The headquarters of Banca Monte dei Paschi di Siena SpA
The headquarters of Banca Monte dei Paschi di Siena SpA

Fixing a rotten banking sector requires policy makers to deploy three tools in unison—and Italy, like Japan two decades ago, is in danger of coming up short.

In addition to prompt recapitalization and robust, independent supervision, reviving lenders saddled with soured loans means governments must step in with “bad banks” that lift troubled assets off balance sheets, according to a new study by the Brussels-based Bruegel Institute, Bloomberg reported.

The report’s authors, Mark Hallerberg and Christopher Gandrud, look back at rescues of credit cooperatives Tokyo Kyowa and Anzen in the 1990s. They conclude that even when banks have been recapitalized, lack of action to relieve them of non-performing loans means they can still founder, locking the economy into a cycle of weak lending and weak growth. Now, with proposals to create a pan-European bad bank going nowhere, policy makers risk making the same mistake in Italy.
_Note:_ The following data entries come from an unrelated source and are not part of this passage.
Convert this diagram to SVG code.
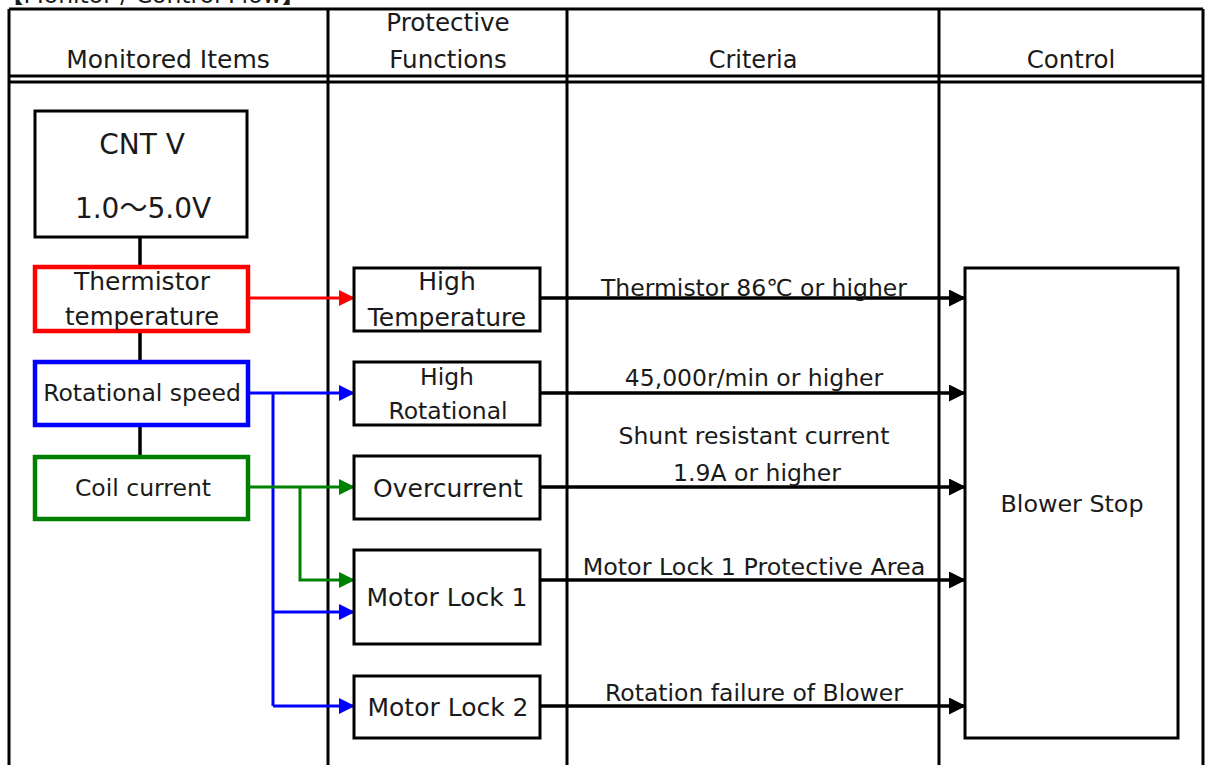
<svg xmlns="http://www.w3.org/2000/svg" width="1208" height="765" viewBox="0 0 1208 765">
<style>
text{font-family:"DejaVu Sans","Noto Sans CJK JP",sans-serif;font-size:23.5px;fill:#1a1a1a;text-anchor:middle}
.l{font-size:25px}
.xl{font-size:28px}
.grid{stroke:#000;stroke-width:3;fill:none}
.box{fill:#fff;stroke:#000;stroke-width:3}
.k{stroke:#000;stroke-width:3.5;fill:none}
.r{stroke:#ff0000;stroke-width:3;fill:none}
.b{stroke:#0000ff;stroke-width:3;fill:none}
.g{stroke:#008000;stroke-width:3;fill:none}
</style>
<defs>
<marker id="ak" markerUnits="userSpaceOnUse" markerWidth="17" markerHeight="17" refX="16" refY="8.5" orient="auto"><path d="M0,0 L17,8.5 L0,17 z" fill="#000"/></marker>
<marker id="ar" markerUnits="userSpaceOnUse" markerWidth="16" markerHeight="16" refX="15" refY="8" orient="auto"><path d="M0,0 L16,8 L0,16 z" fill="#ff0000"/></marker>
<marker id="ab" markerUnits="userSpaceOnUse" markerWidth="16" markerHeight="16" refX="15" refY="8" orient="auto"><path d="M0,0 L16,8 L0,16 z" fill="#0000ff"/></marker>
<marker id="ag" markerUnits="userSpaceOnUse" markerWidth="16" markerHeight="16" refX="15" refY="8" orient="auto"><path d="M0,0 L16,8 L0,16 z" fill="#008000"/></marker>
</defs>
<rect width="1208" height="765" fill="#fff"/>
<text x="0" y="3" style="text-anchor:start">【Monitor / Control Flow】</text>
<g id="table">
<path class="grid" d="M9,9 H1203 M9,76 H1203 M9,82 H1203 M9,9 V765 M328,9 V765 M567,9 V765 M939,9 V765 M1203,9 V765"/>
<text class="l" x="168" y="68">Monitored Items</text>
<text x="448" y="31" style="font-size:24.6px">Protective</text>
<text x="448" y="68" style="font-size:24.6px">Functions</text>
<text x="753" y="68" style="font-size:24px">Criteria</text>
<text x="1071" y="68" style="font-size:24.5px">Control</text>
</g>
<g id="connectors">
<path class="k" d="M140,237 V267 M140,331 V362 M140,425 V457"/>
<path class="r" d="M250,298 H354" marker-end="url(#ar)"/>
<path class="b" d="M248,393 H354" marker-end="url(#ab)"/>
<path class="b" d="M273,393 V706"/>
<path class="b" d="M273,612 H354" marker-end="url(#ab)"/>
<path class="b" d="M273,706 H354" marker-end="url(#ab)"/>
<path class="g" d="M248,487 H354" marker-end="url(#ag)"/>
<path class="g" d="M300,487 V580 H354" marker-end="url(#ag)"/>
<path class="k" d="M540,298 H965" marker-end="url(#ak)"/>
<path class="k" d="M540,393 H965" marker-end="url(#ak)"/>
<path class="k" d="M540,487 H965" marker-end="url(#ak)"/>
<path class="k" d="M540,580 H965" marker-end="url(#ak)"/>
<path class="k" d="M540,706 H965" marker-end="url(#ak)"/>
<text x="754" y="296">Thermistor 86℃ or higher</text>
<text x="754" y="386">45,000r/min or higher</text>
<text x="754" y="444">Shunt resistant current</text>
<text x="757" y="481">1.9A or higher</text>
<text x="754" y="575" style="font-size:23.8px">Motor Lock 1 Protective Area</text>
<text x="754" y="701">Rotation failure of Blower</text>
</g>
<g id="cntv">
<rect class="box" x="35" y="111" width="212" height="126"/>
<text class="xl" x="142" y="154">CNT V</text>
<text class="xl" x="143" y="218">1.0〜5.0V</text>
</g>
<g id="thermistor">
<rect x="35" y="267" width="213" height="64" fill="#fff" stroke="#ff0000" stroke-width="4.5"/>
<text class="l" x="142" y="290">Thermistor</text>
<text x="142" y="325" style="font-size:24.5px">temperature</text>
</g>
<g id="rotational">
<rect x="35" y="362" width="213" height="63" fill="#fff" stroke="#0000ff" stroke-width="4.5"/>
<text x="142" y="401">Rotational speed</text>
</g>
<g id="coil">
<rect x="35" y="457" width="213" height="62" fill="#fff" stroke="#008000" stroke-width="4.5"/>
<text x="143" y="496">Coil current</text>
</g>
<g id="hightemp">
<rect class="box" x="354" y="268" width="186" height="63"/>
<text class="l" x="447" y="290">High</text>
<text class="l" x="447" y="326">Temperature</text>
</g>
<g id="highrot">
<rect class="box" x="354" y="362" width="186" height="63"/>
<text x="447" y="385">High</text>
<text x="448" y="419">Rotational</text>
</g>
<g id="overcurrent">
<rect class="box" x="354" y="456" width="186" height="63"/>
<text class="l" x="448" y="497">Overcurrent</text>
</g>
<g id="lock1">
<rect class="box" x="354" y="550" width="186" height="94"/>
<text class="l" x="447" y="606">Motor Lock 1</text>
</g>
<g id="lock2">
<rect class="box" x="354" y="676" width="186" height="62"/>
<text class="l" x="448" y="716">Motor Lock 2</text>
</g>
<g id="blower">
<rect class="box" x="965" y="268" width="213" height="470"/>
<text x="1072" y="512" style="font-size:23.8px">Blower Stop</text>
</g>
</svg>
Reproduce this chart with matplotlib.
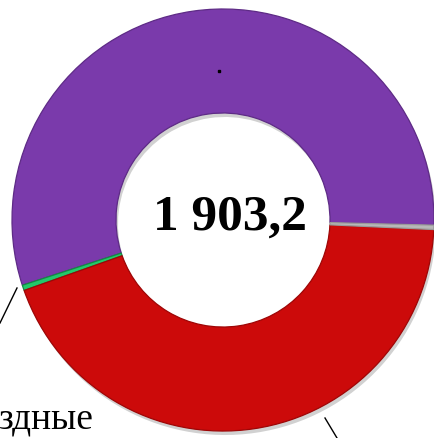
import matplotlib.pyplot as plt

# ========= data =========
labels = ["purple", "green", "red", "gray"]
values = [1054.2, 7.9, 834.8, 6.3]
colors = ["#7A3AAB", "#22C96A", "#CC0A0A", "#B8B8B8"]
edges = ["#5E2B86", "#138A45", "#9E0606", "#9A9A9A"]
total_text = "1 903,2"
cut_label = "здные"
# ========================

W, H = 434, 438
fig = plt.figure(figsize=(W / 100, H / 100), dpi=100)
ax = fig.add_axes([0, 0, 1, 1])

# 1 data unit = 1 pixel, donut centre at (223, 220)
cx, cy = 223, 220
R = 211
ring = 104

# soft shadow under the ring
sh, _ = ax.pie(values, radius=R, startangle=-1.4, counterclock=True,
               center=(2, -4), colors=["#000000"] * len(values),
               wedgeprops=dict(width=ring, linewidth=0, alpha=0.18),
               explode=[0, 0, 0.025, 0], frame=True)

wedges, _ = ax.pie(values, radius=R, startangle=-1.4, counterclock=True,
                   colors=colors, explode=[0, 0, 0.025, 0],
                   wedgeprops=dict(width=ring, linewidth=0.9), frame=True)
for w, ec in zip(wedges, edges):
    w.set_edgecolor(ec)
# green slice sits on the red one
wedges[1].set_center(wedges[2].center)
sh[1].set_center(sh[2].center)

ax.set_xlim(-cx, W - cx)
ax.set_ylim(-(H - cy), cy)
ax.set_aspect("equal")
ax.axis("off")

# centre total
ax.text(7, cy - 230, total_text, ha="center", va="baseline",
        fontsize=37, fontweight="bold", family="Liberation Serif", color="black")

# cut-off outer label and leader lines
ax.text(94 - cx, cy - 428, cut_label, ha="right", va="baseline",
        fontsize=27, family="Liberation Serif", color="black")
ax.plot([17 - cx, 0 - cx], [cy - 288, cy - 323], color="black", lw=1)
ax.plot([325 - cx, 337 - cx], [cy - 418, cy - 438], color="black", lw=1)
ax.plot([219 - cx], [cy - 71], marker="s", ms=1.5, color="black")

plt.savefig("out.png", dpi=100)
plt.close()
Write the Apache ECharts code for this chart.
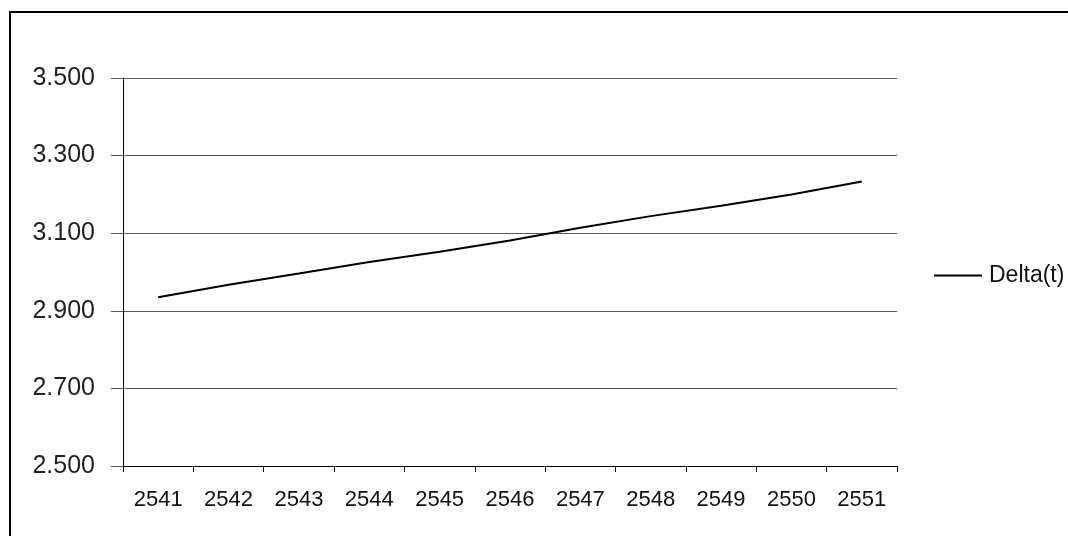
<!DOCTYPE html>
<html>
<head>
<meta charset="utf-8">
<script src="https://cdn.jsdelivr.net/npm/echarts@6/dist/echarts.min.js"></script>
<style>
  html, body { margin: 0; padding: 0; background: #fff; }
  #chart { width: 1068px; height: 536px; }
</style>
</head>
<body>
<div id="chart"></div>
<script>
'use strict';

var years = ['2541', '2542', '2543', '2544', '2545', '2546', '2547', '2548', '2549', '2550', '2551'];
var delta = [2.935, 2.967, 2.996, 3.026, 3.052, 3.081, 3.114, 3.144, 3.171, 3.200, 3.233];

var chart = echarts.init(document.getElementById('chart'));

chart.setOption({
  animation: false,
  backgroundColor: '#fff',
  grid: { left: 123, right: 171, top: 78, bottom: 70 },
  graphic: [{
    type: 'rect',
    shape: { x: 10, y: 12, width: 1200, height: 700 },
    style: { fill: 'none', stroke: '#000', lineWidth: 2 },
    silent: true
  }],
  legend: {
    data: ['Delta(t)'],
    left: 929,
    top: 259,
    icon: 'rect',
    itemWidth: 48,
    itemHeight: 2,
    itemGap: 8,
    textStyle: { fontFamily: 'Liberation Sans', fontSize: 23, color: '#111', padding: [0, 0, 0, 2] }
  },
  xAxis: {
    type: 'category',
    data: years,
    boundaryGap: true,
    axisLine: { lineStyle: { color: '#000', width: 1 } },
    axisTick: { show: true, length: 6, alignWithLabel: false, lineStyle: { color: '#000' } },
    axisLabel: { margin: 23, fontFamily: 'Liberation Sans', fontSize: 22, color: '#111' },
    splitLine: { show: false }
  },
  yAxis: {
    type: 'value',
    min: 2.5,
    max: 3.5,
    interval: 0.2,
    axisLine: { show: true, lineStyle: { color: '#000', width: 1 } },
    axisTick: { show: true, length: 12, lineStyle: { color: '#555' } },
    axisLabel: {
      margin: 28,
      fontFamily: 'Liberation Sans',
      fontSize: 25,
      color: '#222',
      formatter: function (v) { return v.toFixed(3); }
    },
    splitLine: { show: true, lineStyle: { color: '#555', width: 1 } }
  },
  series: [{
    name: 'Delta(t)',
    type: 'line',
    data: delta,
    showSymbol: false,
    symbol: 'none',
    smooth: false,
    itemStyle: { color: '#000' },
    lineStyle: { color: '#000', width: 2 }
  }]
});
</script>
</body>
</html>
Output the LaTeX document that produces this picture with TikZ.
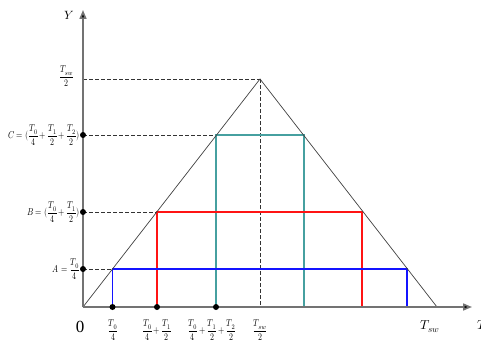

“The problem is not that this combination of policy tools is unknown, but that banks and governments lack incentives to use them in combination,” the authors write. “Italy’s December 2016 package providing €20 billion ($21 billion) for recapitalization of banks is a step in the right direction. Similarly, pressure from the European Central Bank on Italian authorities and on banks to address NPLs is welcome. However, policy tools to manage and dispose of NPLs and, just as importantly, incentives to use them, are lacking.”

Although Japan in the 1990s and Italy now aren’t directly comparable, there are similarities. In Japan, a real-estate bust and a slowing economy meant companies and households increasingly couldn’t pay back loans, and banks were unwilling or unable to take the hit to capital that complete write-offs would have entailed.

Hallerberg and Gandrud write that a spate of public and private-sector recapitalizations and loans—termed hogacho after a traditional way of raising money—failed to break the cycle, even with the presence of a new, independent regulator that encouraged tough revaluations of assets. It wasn’t until the Industrial Revitalization Corporation of Japan began buying up and disposing of distressed loans after 2002 that the healing could begin.

 Banks’ Capacity Erodes

In Italy, the stagnation of productivity and lack of any real economic growth in the past two decades has slowly eroded the capacity of the banks to rehabilitate themselves. The agonies over the state’s rescue attempts for Banca Monte dei Paschi di Siena SpA and other lenders have provided a persistent worry for investors in Europe, without a clear prospect of a solution.

This week, JPMorgan Chase & Co. wrote that investors should sell the senior bonds of Banca Popolare di Vicenza SpA and Veneto Banca SpA because Italy may not win European Union permission to provide aid to the lenders that prevents those bondholders from losses. And even though the Italian state has set aside funds, a pan-European bad bank to finally clean up their balance sheets in a way that doesn’t sink the nation’s creditworthiness seems remote.

Andrea Enria, chairman of the European Banking Authority, has proposed setting up a bloc-wide asset-management company to take over and manage the sell-off of the loans. The regulator’s executive director, Adam Farkas, said last month that a “realistic aim could be to move about a quarter” of all bad loans off banks’ balance sheets.

The ECB, in its role as bank supervisor, has made a concerted effort to get lenders to work through their NPLs and restructure them. But the ECB—unlike the Bank of Japan in the 1990s—can’t use its own funds to assist commercial banks.

Without a breakthrough in NPL management, the authors write, Italy may be heading for a replication of the Japanese experience in which crippled banks contributed to a lost decade of sub-par growth. Italy’s economy has already barely grown since joining the euro in 1999.